The Group was established in October 2006 to provide advice to the FRC on possible actions that market participants (that is, companies, investors and audit firms) could take to mitigate the risks arising from the characteristics of the market for audit services to public interest entities in the United Kingdom. The Grou's recommendations are summarised below. Click for:

Summary of Recommendations on Choice in the UK Audit Market:

  1. The FRC should promote wider understanding of the possible effects on audit choice of changes to audit firm ownership rules, subject to there being sufficient safeguards to protect auditor independence and audit quality.
  2. Audit firms should disclose the financial results of their work on statutory audits and directly related services on a comparable basis.

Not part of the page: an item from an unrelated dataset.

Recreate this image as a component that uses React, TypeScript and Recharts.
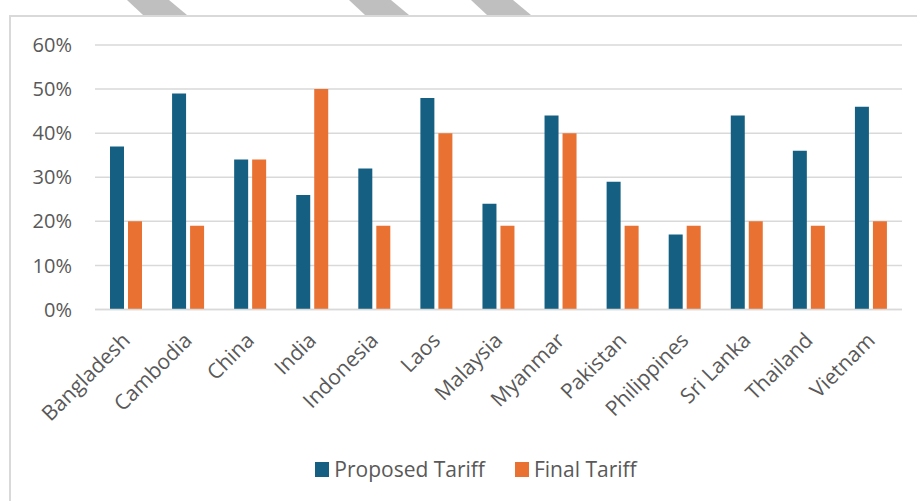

  3. In developing and implementing policy on auditor liability arrangements, regulators and legislators should seek to promote audit choice, subject to the overriding need to protect audit quality.
  4. Regulatory organisations should encourage participation on standard setting bodies and committees by appropriate individuals from different sizes of audit firms.
  5. The FRC should continue its efforts to promote understanding of audit quality and the firms and the FRC should promote greater transparency of the capabilities of individual firms.
  6. The accounting profession should establish mechanisms to improve access by the incoming auditor to information relevant to the audit held by the outgoing auditor.
  7. The FRC should provide independent guidance for audit committees and other market participants on considerations relevant to the use of firms from more than one audit network.
  8. The FRC should amend the section of the Smith Guidance dealing with communications with shareholders to include a requirement for the provision of information relevant to the auditor selection decision.
  9. When explaining auditor selection decisions, Boards should disclose any contractual obligations to appoint certain types of audit firms.
  10. Investor groups, corporate representatives, auditors and the FRC should promote good practices for shareholder engagement on auditor appointments and re-appointments.
  11. Authorities with responsibility for ethical standards for auditors should consider whether any rules could have a disproportionately adverse impact on auditor choice when compared to the benefits to auditor objectivity and independence.
  12. The FRC should review the Independence section of the Smith Guidance to ensure that it is consistent with the relevant ethical standards for auditors.
  13. Regulators should develop protocols for a more consistent response to audit firm issues based on their seriousness.
  14. Every firm that audits public interest entities should comply with the provisions of a Combined Code-style best practice corporate governance guide or give a considered explanation.
  15. Major public interest entities should consider the need to include the risk of the withdrawal of their auditor from the market in their risk evaluation and planning.